A utility may, for example, prefer the firm electricity supply from a coal or nuclear plant over intermittent renewable power as it seeks to maintain a reliable supply of energy. In the Pacific Northwest, wind generation has been curtailed during peak output to avoid the overload of transmission, a case where existing infrastructure cannot handle more renewable power.
To address these challenges, the IEA report outlines a series of policy initiatives to continue support for renewable projects while allowing governments to cut back funding. The formula involves a basket of low- or no-cost policy tools that, when taken together, create an environment where ongoing support for renewables is ensured, as is bankability.
The IEA report outlines three policy elements to drive the future growth of renewables:
- Maintaining the bankability of renewable energy projects
- Enhancing the flexibility of the power system
- Establishing a long-term vision for a sustainable power system
Bankability strategies include the use of financial instruments such as synthetic power-purchase agreements (PPAs) to reduce project risk, as well as access to new sources of revenue through participation in balancing and ancillary services markets.
In Texas, where wind penetration has reached 16 gigawatts, utilities have reached their renewable portfolio standard (RPS) obligations, electricity prices are low, and the availability of traditional utility PPAs has fallen. Looking for new ways to improve bankability, project developers in Texas have turned to synthetic PPAs, a hedging tool that offers a predictable revenue stream, generally under 10- to 13-year contracts.
Under a synthetic PPA, wind generators sell their electricity into Texas’ liquid wholesale market at the market price, and are compensated by counterparties such as banks when those prices fall below a target level.
In a similar way, the appearance of private bilateral contracts in the U.S., Australia and other markets provide developers with a new range of offtakers for at least part of their output.
In Germany, aggregators address the bankability problem by buying the output of residential PV and village-scale wind projects when electricity supply exceeds load, a situation where utilities might otherwise go into curtailment mode.
German aggregators are exploring the sale of excess electricity to fuel-pumped hydroelectric storage and power-to-gas projects, “keeping market prices from going more negative and doing something useful with the power,” Couture said.
IEA’s policy framework also addresses the variability and uncertainty inherent to solar and wind, and strives to ensure that the physics of the electric system are sufficiently flexible to accommodate large amounts of variable renewable energy.
The agency proposes institutional market rules to leverage renewable technologies to enhance power system flexibility. The relatively recent commercial introduction of affordable inverters for wind turbines allows wind generators to provide voltage support, increasing the grid’s ability to meet daily demand peaks and cope with outages.

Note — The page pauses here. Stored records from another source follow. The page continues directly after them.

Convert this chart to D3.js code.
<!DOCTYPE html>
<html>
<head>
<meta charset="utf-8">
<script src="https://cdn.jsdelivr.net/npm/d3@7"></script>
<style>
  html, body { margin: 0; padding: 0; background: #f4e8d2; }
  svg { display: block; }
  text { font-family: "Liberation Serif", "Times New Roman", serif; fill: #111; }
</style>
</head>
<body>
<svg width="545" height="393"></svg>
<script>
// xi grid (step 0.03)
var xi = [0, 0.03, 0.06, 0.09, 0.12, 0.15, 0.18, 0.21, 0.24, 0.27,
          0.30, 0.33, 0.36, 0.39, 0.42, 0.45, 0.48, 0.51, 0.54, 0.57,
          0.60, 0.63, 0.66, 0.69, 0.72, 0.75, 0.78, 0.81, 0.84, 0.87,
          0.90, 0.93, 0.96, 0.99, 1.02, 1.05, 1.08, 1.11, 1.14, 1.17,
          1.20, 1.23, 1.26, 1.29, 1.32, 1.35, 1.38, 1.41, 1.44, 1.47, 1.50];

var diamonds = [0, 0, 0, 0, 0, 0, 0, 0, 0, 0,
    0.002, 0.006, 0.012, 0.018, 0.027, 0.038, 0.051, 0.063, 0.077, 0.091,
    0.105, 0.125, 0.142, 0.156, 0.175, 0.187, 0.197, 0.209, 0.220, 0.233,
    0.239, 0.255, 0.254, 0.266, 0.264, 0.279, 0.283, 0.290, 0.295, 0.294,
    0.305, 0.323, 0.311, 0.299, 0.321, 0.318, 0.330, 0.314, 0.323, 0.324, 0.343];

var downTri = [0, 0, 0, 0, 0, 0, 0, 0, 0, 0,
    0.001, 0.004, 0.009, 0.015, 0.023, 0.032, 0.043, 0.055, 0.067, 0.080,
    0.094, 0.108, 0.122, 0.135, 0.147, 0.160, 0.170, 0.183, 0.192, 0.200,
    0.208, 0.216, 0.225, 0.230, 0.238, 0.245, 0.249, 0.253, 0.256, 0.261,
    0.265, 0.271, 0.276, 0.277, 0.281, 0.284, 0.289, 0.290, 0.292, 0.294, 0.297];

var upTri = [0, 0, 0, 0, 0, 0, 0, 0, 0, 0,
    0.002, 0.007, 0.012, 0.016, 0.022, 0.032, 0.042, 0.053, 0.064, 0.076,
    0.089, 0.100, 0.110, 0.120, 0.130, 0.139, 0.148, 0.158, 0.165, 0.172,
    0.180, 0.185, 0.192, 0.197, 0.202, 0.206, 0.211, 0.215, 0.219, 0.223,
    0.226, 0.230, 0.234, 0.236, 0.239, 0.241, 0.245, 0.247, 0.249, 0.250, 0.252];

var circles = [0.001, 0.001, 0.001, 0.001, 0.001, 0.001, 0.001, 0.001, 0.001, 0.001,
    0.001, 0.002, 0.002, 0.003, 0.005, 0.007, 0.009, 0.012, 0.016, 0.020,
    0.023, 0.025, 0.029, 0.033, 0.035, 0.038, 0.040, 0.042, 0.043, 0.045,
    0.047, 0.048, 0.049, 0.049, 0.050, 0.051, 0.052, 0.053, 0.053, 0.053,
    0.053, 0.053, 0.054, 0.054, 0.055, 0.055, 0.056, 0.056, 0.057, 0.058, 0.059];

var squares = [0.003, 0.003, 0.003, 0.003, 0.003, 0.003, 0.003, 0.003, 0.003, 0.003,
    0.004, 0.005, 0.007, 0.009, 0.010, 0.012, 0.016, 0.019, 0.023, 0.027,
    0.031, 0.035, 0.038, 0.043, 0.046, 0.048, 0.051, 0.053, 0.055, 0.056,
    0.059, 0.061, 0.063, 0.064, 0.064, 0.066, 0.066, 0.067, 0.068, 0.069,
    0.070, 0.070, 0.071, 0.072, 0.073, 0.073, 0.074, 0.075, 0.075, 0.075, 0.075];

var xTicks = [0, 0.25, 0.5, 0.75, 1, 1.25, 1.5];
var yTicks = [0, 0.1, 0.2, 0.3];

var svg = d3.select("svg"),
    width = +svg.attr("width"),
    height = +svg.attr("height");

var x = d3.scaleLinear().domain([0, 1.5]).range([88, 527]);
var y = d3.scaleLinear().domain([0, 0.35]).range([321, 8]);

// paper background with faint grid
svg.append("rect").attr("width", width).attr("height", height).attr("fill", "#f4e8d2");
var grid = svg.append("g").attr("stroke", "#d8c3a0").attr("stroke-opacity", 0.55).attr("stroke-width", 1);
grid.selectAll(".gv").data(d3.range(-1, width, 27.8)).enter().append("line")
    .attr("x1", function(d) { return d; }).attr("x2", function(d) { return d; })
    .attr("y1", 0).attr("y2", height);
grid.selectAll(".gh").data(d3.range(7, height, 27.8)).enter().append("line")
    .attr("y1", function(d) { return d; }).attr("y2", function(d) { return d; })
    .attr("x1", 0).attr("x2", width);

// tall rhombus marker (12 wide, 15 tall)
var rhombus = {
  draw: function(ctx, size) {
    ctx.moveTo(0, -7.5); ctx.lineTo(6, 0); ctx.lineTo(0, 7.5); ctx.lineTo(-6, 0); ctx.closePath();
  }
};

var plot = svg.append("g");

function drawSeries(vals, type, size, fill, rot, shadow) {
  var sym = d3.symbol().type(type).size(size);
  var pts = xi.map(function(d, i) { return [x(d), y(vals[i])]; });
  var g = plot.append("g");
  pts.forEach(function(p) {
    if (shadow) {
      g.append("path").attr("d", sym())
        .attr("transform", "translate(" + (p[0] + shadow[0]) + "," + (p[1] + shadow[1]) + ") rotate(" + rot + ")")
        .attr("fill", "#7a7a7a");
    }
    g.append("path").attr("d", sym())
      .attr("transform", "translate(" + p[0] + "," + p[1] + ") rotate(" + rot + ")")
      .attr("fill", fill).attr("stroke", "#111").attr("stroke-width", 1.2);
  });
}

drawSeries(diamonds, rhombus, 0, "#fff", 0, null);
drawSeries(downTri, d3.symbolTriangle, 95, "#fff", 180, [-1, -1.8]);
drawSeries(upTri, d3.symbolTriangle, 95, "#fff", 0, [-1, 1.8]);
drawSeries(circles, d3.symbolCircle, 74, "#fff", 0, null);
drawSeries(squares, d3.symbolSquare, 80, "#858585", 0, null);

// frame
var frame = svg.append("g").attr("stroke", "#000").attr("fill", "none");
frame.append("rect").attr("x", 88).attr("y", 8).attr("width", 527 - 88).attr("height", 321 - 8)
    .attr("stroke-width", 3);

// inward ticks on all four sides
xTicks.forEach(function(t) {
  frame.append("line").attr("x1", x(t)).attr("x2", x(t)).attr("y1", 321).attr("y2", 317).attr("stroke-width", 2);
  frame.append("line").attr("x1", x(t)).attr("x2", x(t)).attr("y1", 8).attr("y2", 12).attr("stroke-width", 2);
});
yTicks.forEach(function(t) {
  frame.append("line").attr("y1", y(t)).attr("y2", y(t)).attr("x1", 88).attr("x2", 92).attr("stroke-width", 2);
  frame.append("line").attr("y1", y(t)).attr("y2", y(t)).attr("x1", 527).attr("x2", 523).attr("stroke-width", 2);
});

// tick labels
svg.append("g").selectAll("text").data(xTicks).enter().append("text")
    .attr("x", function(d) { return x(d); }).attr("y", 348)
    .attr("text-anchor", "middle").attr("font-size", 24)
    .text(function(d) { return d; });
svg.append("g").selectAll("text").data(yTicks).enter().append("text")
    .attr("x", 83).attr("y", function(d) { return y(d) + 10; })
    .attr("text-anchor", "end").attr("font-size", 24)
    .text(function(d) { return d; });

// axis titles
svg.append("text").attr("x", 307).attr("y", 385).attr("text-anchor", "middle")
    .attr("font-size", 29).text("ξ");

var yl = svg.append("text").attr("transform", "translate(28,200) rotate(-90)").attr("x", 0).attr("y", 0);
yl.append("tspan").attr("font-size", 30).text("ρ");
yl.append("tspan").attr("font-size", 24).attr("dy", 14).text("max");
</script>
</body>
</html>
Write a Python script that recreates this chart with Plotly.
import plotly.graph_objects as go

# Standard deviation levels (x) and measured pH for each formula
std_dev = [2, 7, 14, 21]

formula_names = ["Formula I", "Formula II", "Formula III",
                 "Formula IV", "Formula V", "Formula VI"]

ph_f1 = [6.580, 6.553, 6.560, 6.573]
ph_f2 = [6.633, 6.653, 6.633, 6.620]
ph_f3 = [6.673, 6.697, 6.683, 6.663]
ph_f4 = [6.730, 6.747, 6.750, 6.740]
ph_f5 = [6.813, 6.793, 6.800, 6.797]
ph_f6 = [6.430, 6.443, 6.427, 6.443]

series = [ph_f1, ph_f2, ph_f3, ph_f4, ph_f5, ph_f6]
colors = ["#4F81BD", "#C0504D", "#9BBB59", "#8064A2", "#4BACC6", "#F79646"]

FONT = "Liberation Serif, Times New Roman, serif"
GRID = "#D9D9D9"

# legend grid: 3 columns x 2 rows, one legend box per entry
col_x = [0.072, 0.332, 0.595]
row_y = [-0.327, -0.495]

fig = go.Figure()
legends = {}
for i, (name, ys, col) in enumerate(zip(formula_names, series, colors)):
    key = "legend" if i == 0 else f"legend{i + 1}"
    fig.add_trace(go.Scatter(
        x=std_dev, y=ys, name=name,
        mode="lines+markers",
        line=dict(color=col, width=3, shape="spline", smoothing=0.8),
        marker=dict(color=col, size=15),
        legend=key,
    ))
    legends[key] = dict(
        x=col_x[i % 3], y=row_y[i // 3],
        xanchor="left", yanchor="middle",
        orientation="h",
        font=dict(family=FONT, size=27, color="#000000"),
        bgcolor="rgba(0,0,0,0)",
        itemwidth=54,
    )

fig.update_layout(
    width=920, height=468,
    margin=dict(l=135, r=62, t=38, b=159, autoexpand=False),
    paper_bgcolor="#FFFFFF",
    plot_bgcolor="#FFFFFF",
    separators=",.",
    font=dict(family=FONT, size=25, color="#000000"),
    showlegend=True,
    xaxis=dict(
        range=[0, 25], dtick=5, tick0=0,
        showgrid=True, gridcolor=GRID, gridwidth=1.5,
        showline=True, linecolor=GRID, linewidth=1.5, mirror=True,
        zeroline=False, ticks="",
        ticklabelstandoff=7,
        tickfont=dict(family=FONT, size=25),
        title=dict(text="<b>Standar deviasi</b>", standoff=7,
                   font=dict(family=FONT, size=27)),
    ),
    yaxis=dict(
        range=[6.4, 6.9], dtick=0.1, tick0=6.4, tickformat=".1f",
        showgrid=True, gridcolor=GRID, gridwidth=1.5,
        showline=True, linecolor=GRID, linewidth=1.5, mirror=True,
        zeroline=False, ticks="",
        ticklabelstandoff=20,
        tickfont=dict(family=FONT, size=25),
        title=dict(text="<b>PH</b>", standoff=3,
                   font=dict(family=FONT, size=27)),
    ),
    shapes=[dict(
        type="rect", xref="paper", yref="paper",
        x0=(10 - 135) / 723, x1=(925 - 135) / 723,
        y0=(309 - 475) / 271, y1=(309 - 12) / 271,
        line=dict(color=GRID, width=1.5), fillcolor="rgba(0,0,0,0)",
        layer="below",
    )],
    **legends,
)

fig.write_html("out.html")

The U.S. Federal Energy Regulatory Commission (FERC) is considering revised grid interconnection rules that would require new wind plants to provide reactive power, though existing generators would be spared the cost of upgrading their systems.
The establishment of a long-term policy vision to support renewables is the final component of IEA’s plan. This would aim to give project developers confidence that market conditions supporting clean technologies will endure.
“You need to create on-ramps for renewables, but that bumps up against overcapacity in the system,” said Couture. “At some point, policymakers have to get serious about phasing out excess capacity.”
From 2004 to 2014, the province of Ontario, Canada did exactly that, phasing out coal-fired generation, while simultaneously increasing support for renewables and related new jobs. The program, which had the support of all political parties, proved that a combination of biomass, wind, PV and nuclear was capable of replacing shuttered coal capacity.
The U.K. took another route when it implemented a minimum carbon price in 2012 to accelerate the retirement of fossil generation, which in turn created price signals to support low-carbon technologies. (Although the government has also dismantled nearly all of its other support programs for renewables, neutralizing the impact.)
According to IEA, binding renewable energy targets and emissions standards are a way to create market conditions that favor renewables by creating active demand for them.
“At the end of the day, if you throw out a high enough tax incentive, investors will jump in,” said Couture. “But the challenge will be to ensure transition to high penetration of renewables with the relative certainty of keeping the lights on and providing low costs for ratepayers.”